Inizia l'era Schlein: per la presidenza quasi fatta per Bonaccini ma Prodi...

Tutti i dubbi sul nuovo presidente del partito democratico, carica ora divenuta non più simbolica come in passato...

Di Giuseppe Vatinno
Politica

Pd, sarebbe paradossale per l’emiliano essere defenestrato proprio da Prodi. L'analisi 

Nel quartiere residenziale dell’Eur voluto da Benito Mussolini, tra i prati verdi di una primavera precoce, si terrà oggi l’assemblea Pd che incoronerà Elly Schlein segretaria. La cattedrale laica è quella avveniristica voluta da Walter Veltroni e cioè la Nuvola di Fuksas. Il Papa, anzi la Papessa incoronanda è invece una che fino a poco tempo fa neppure aveva la tessera del partito, quindi sarebbe più opportuno parlare di una “Papessa nera”.

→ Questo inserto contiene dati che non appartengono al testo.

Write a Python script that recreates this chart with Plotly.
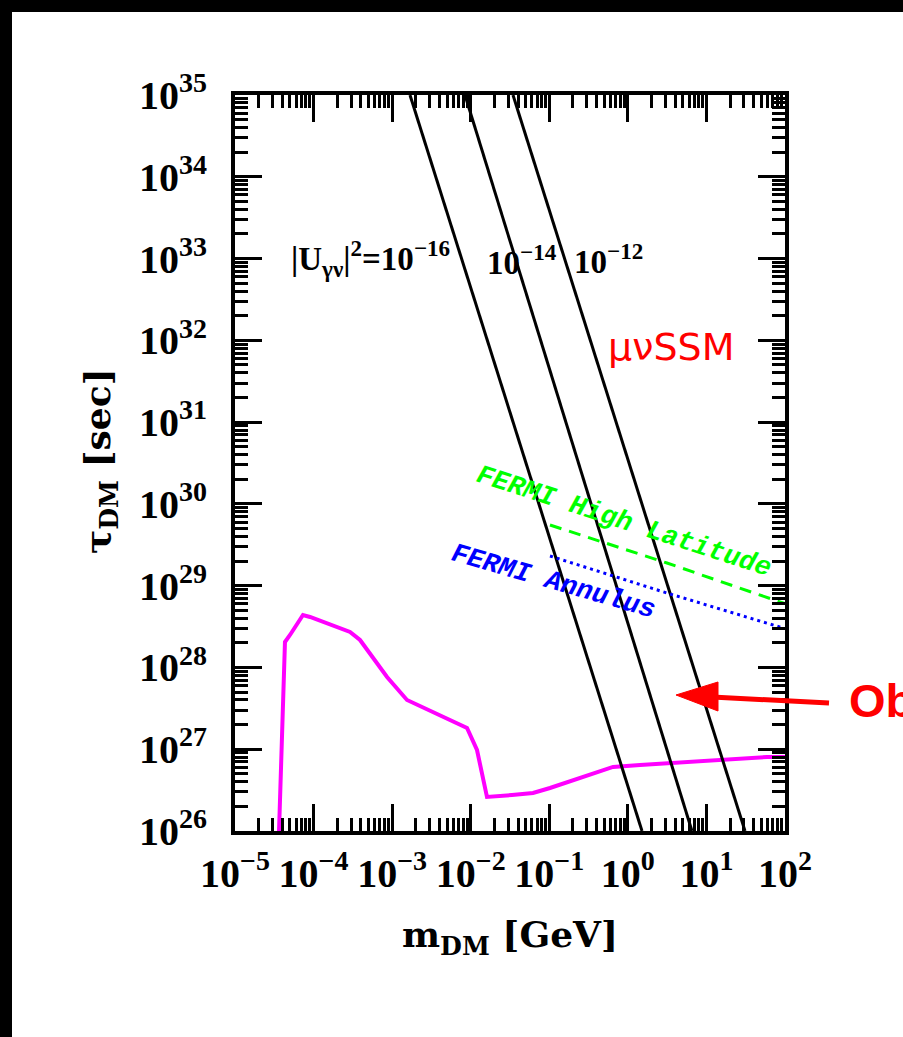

Ma se il Capo è sicuro ancora qualche dubbio persiste per il vice Capo, cioè il presidente del partito, carica ora divenuta non più simbolica come era stata in passato. Il candidato principale e quasi imbattibile è chi le ha conteso il trono e cioè Stefano Bonaccini ma c’è un convitato di pietra che grava sulla cerimonia e si tratta di Romano Prodi, il fondatore del Partito dell’Ulivo prima e del Partito democratico poi.

Alla fine si tratta del Capo dei capi -nella accezione benevola del termine- visto che per primo ebbe l’idea ma soprattutto la capacità di perseguirla nonostante i continui attacchi e le difficoltà degli sfascisti. Prodi è stato un sostenitore non dichiarato sia della Schlein che di Bonaccini ma i suoi, cioè Sandra Zampa e Giulio Santagata avevano nelle settimane scorse chiaramente dimostrato pubblicamente il loro apprezzamento per Bonaccini.

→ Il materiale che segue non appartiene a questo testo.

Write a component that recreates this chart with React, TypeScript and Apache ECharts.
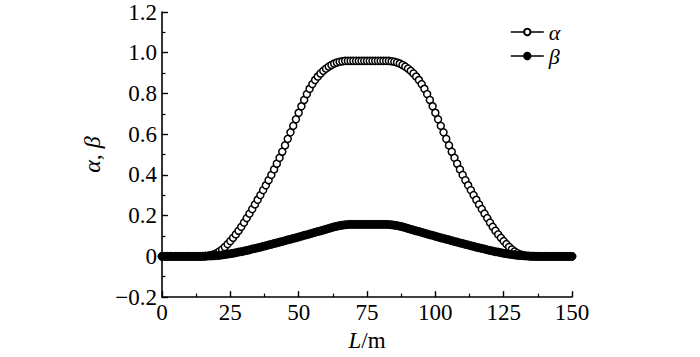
import React, { useEffect, useRef } from 'react';
import * as echarts from 'echarts';

// sampling step along L (m)
const stepM = 1;

// alpha(L) for L = 0..150 m
const alpha = [
  0, 0, 0, 0, 0, 0, 0, 0, 0, 0, 0, 0, 0, 0, 0, 0,
  0.001, 0.003, 0.006, 0.01, 0.016, 0.024, 0.034, 0.046, 0.06, 0.075,
  0.091, 0.108, 0.126, 0.145, 0.166, 0.188, 0.21, 0.232, 0.255, 0.278,
  0.301, 0.325, 0.349, 0.374, 0.4, 0.427, 0.455, 0.484, 0.514, 0.545,
  0.577, 0.609, 0.641, 0.673, 0.705, 0.737, 0.768, 0.797, 0.823, 0.846,
  0.866, 0.883, 0.898, 0.911, 0.922, 0.932, 0.94, 0.947, 0.952, 0.956, 0.958,
  0.96, 0.96, 0.96, 0.96, 0.96, 0.96, 0.96, 0.96, 0.96, 0.96, 0.96, 0.96, 0.96, 0.96, 0.96, 0.96, 0.96,
  0.958, 0.956, 0.952, 0.947, 0.94, 0.932, 0.922, 0.911, 0.898, 0.883,
  0.866, 0.846, 0.823, 0.797, 0.768, 0.737, 0.705, 0.673, 0.641, 0.609,
  0.577, 0.545, 0.514, 0.484, 0.455, 0.427, 0.4, 0.374, 0.349, 0.325,
  0.301, 0.278, 0.255, 0.232, 0.21, 0.188, 0.166, 0.145, 0.126, 0.108,
  0.091, 0.075, 0.06, 0.046, 0.034, 0.024, 0.016, 0.01, 0.006, 0.003, 0.001,
  0, 0, 0, 0, 0, 0, 0, 0, 0, 0, 0, 0, 0, 0, 0, 0,
];

// beta(L) for L = 0..150 m
const beta = [
  0, 0, 0, 0, 0, 0, 0, 0, 0, 0, 0, 0, 0, 0, 0,
  0.001, 0.001, 0.002, 0.002, 0.003, 0.004, 0.005, 0.007, 0.009, 0.011,
  0.013, 0.015, 0.018, 0.021, 0.023, 0.026, 0.029, 0.032, 0.036, 0.039,
  0.042, 0.045, 0.049, 0.052, 0.056, 0.059, 0.063, 0.066, 0.07, 0.073,
  0.077, 0.081, 0.084, 0.088, 0.091, 0.095, 0.099, 0.103, 0.106, 0.11,
  0.114, 0.118, 0.122, 0.125, 0.129, 0.133, 0.137, 0.141, 0.145, 0.148,
  0.151, 0.153, 0.155, 0.156,
  0.157, 0.157, 0.157, 0.157, 0.157, 0.157, 0.157, 0.157, 0.157, 0.157, 0.157, 0.157, 0.157, 0.157,
  0.156, 0.155, 0.153, 0.151, 0.148, 0.145, 0.141, 0.137, 0.133, 0.129,
  0.125, 0.122, 0.118, 0.114, 0.11, 0.106, 0.103, 0.099, 0.095, 0.091,
  0.088, 0.084, 0.081, 0.077, 0.073, 0.07, 0.066, 0.063, 0.059, 0.056,
  0.052, 0.049, 0.045, 0.042, 0.039, 0.036, 0.032, 0.029, 0.026, 0.023,
  0.021, 0.018, 0.015, 0.013, 0.011, 0.009, 0.007, 0.005, 0.004, 0.003,
  0.002, 0.002, 0.001, 0.001,
  0, 0, 0, 0, 0, 0, 0, 0, 0, 0, 0, 0, 0, 0,
];

const lengthM = alpha.map((_, i) => i * stepM);

const seriesNames = ['α', 'β'];
const xTicks = { min: 0, max: 150, interval: 25 };
const yTicks = { min: -0.2, max: 1.2, interval: 0.2 };

const FONT = "'Liberation Serif', 'Times New Roman', serif";

export default function App() {
  const ref = useRef<HTMLDivElement>(null);

  useEffect(() => {
    if (!ref.current) return;
    const chart = echarts.init(ref.current, undefined, { renderer: 'svg' });

    const axisCommon = {
      axisLine: { show: true, onZero: false, lineStyle: { color: '#000', width: 1.6 } },
      axisTick: { show: true, inside: true, length: 6, lineStyle: { color: '#000', width: 1.4 } },
      minorTick: { show: true, splitNumber: 2, length: 3.5, lineStyle: { color: '#000', width: 1.2 } },
      splitLine: { show: false },
      minorSplitLine: { show: false },
    };

    chart.setOption({
      animation: false,
      backgroundColor: '#fff',
      textStyle: { fontFamily: FONT },
      grid: { left: 162, right: 128, top: 12, bottom: 46, containLabel: false },
      legend: {
        orient: 'vertical',
        left: 505,
        top: 16,
        itemWidth: 33,
        itemHeight: 8,
        itemGap: 2,
        data: seriesNames,
        textStyle: { fontFamily: FONT, fontStyle: 'italic', fontSize: 22, color: '#000', lineHeight: 20 },
        lineStyle: { color: '#000', width: 1.6, opacity: 1, type: 'solid' },
      },
      xAxis: {
        type: 'value',
        ...xTicks,
        ...axisCommon,
        axisLabel: { color: '#000', fontSize: 23, fontFamily: FONT, margin: 4 },
        name: '{i|L}/m',
        nameLocation: 'middle',
        nameGap: 31,
        nameTextStyle: {
          color: '#000',
          fontSize: 23,
          fontFamily: FONT,
          rich: { i: { fontStyle: 'italic', fontSize: 23, fontFamily: FONT, color: '#000' } },
        },
      },
      yAxis: {
        type: 'value',
        ...yTicks,
        ...axisCommon,
        axisLabel: {
          color: '#000',
          fontSize: 23,
          fontFamily: FONT,
          margin: 5,
          formatter: (v: number) => {
            if (Math.abs(v) < 1e-9) return '0';
            return v < 0 ? '\u2212' + Math.abs(v).toFixed(1) : v.toFixed(1);
          },
        },
        name: '{i|α}, {i|β}',
        nameLocation: 'middle',
        nameGap: 56,
        nameTextStyle: {
          color: '#000',
          fontSize: 24,
          fontFamily: FONT,
          rich: { i: { fontStyle: 'italic', fontSize: 24, fontFamily: FONT, color: '#000' } },
        },
      },
      series: [
        {
          name: seriesNames[0],
          type: 'line',
          data: alpha.map((v, i) => [lengthM[i], v]),
          symbol: 'circle',
          symbolSize: 7,
          showAllSymbol: true,
          lineStyle: { width: 0, opacity: 0, color: '#000' },
          itemStyle: { color: '#fff', borderColor: '#000', borderWidth: 1.5 },
          z: 2,
        },
        {
          name: seriesNames[1],
          type: 'line',
          data: beta.map((v, i) => [lengthM[i], v]),
          symbol: 'circle',
          symbolSize: 8,
          showAllSymbol: true,
          lineStyle: { width: 0, opacity: 0, color: '#000' },
          itemStyle: { color: '#000', borderColor: '#000', borderWidth: 1 },
          z: 3,
        },
      ],
    });

    return () => chart.dispose();
  }, []);

  return (
    <div
      ref={ref}
      style={{ position: 'absolute', left: 0, top: 0, width: 700, height: 357 }}
    />
  );
}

Per questo sarebbe paradossale per l’emiliano essere defenestrato proprio da Prodi che lo ha sostenuto. Ma la politica è complessa e alla Schlein non mancano capacità analisi e una forte dose di opportunismo. La scelta di Romano Prodi infatti significherebbe non solo pararsi di fronte alle sirene terzopoliste rappresentate da Calenda e Renzi ma anche e soprattutto dare un suggestivo segnale di una rivoluzione nella continuità che potrebbe blindarle il percorso che per i segretari Pd non è mai stato agevole e tutti c’hanno rimesso le penne politiche. 

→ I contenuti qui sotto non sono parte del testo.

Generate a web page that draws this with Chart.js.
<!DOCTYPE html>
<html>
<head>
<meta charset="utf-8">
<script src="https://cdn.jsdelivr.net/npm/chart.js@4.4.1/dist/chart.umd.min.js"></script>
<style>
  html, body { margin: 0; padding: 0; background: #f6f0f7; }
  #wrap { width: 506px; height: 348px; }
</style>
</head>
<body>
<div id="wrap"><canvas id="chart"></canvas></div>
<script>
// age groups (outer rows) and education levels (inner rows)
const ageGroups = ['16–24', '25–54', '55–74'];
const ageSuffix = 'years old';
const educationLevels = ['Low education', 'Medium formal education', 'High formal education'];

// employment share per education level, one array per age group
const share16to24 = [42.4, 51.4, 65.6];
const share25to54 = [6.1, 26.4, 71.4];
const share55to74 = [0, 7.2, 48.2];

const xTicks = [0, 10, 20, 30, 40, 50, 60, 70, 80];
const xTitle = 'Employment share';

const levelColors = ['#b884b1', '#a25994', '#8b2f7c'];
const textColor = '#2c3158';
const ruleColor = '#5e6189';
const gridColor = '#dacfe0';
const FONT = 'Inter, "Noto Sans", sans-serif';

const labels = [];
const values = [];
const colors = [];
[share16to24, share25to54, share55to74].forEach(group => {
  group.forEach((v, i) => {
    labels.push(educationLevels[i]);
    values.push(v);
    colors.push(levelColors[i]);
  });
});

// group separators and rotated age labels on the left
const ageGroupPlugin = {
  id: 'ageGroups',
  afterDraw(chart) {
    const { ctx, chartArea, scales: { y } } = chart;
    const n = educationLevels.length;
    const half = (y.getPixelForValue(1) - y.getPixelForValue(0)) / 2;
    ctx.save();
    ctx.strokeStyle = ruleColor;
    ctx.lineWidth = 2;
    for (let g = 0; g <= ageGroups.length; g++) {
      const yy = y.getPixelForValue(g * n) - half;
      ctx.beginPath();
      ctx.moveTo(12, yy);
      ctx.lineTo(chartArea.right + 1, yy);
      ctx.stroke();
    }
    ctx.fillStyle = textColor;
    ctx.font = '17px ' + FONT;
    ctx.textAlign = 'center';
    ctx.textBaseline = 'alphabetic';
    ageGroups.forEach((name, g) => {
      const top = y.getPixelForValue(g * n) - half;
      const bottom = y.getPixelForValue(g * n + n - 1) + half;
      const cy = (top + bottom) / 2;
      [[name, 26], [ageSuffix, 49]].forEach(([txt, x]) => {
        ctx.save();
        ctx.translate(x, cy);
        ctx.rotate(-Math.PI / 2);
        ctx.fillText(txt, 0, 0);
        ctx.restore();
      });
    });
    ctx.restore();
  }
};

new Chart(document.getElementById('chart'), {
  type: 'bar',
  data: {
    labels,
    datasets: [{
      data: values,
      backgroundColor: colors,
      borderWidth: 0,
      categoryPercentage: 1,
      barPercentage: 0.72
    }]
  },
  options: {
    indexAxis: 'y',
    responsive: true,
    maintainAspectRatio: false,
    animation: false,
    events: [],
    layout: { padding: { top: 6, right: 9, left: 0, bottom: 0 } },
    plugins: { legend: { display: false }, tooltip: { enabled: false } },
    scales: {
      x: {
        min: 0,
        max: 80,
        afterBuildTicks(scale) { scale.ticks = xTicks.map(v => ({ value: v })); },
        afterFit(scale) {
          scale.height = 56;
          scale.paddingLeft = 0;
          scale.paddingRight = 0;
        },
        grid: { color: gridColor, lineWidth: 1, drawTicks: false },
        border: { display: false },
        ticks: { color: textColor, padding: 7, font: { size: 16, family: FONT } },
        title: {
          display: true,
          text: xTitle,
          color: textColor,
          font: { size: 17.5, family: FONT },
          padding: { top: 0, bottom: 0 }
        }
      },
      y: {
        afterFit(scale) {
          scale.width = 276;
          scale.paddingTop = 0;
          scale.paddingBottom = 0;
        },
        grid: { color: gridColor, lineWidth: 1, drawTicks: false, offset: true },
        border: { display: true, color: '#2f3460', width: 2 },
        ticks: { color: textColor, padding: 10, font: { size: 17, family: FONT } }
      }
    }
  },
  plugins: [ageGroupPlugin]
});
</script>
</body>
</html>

Dunque la suggestione Prodi c’è davvero anche se la candidatura di Bonaccini sarebbe la scelta più facile e soprattutto più ovvia anche per gli importanti equilibri interni in Assemblea. La figura di Prodi garantirebbe alla Schlein una formidabile carica di coesione unendo futuro e passato e soprattutto garantirebbe ai tanti militanti ancora confusi l’assicurazione che il Pd non stia avviandosi ad essere un “grande partito radicale di massa”, un pericolo che potrebbe indurre soprattutto gli ex democristiani a seguire le orme di Beppe Fioroni per lidi ancora incerti ma pragmaticamente significativi.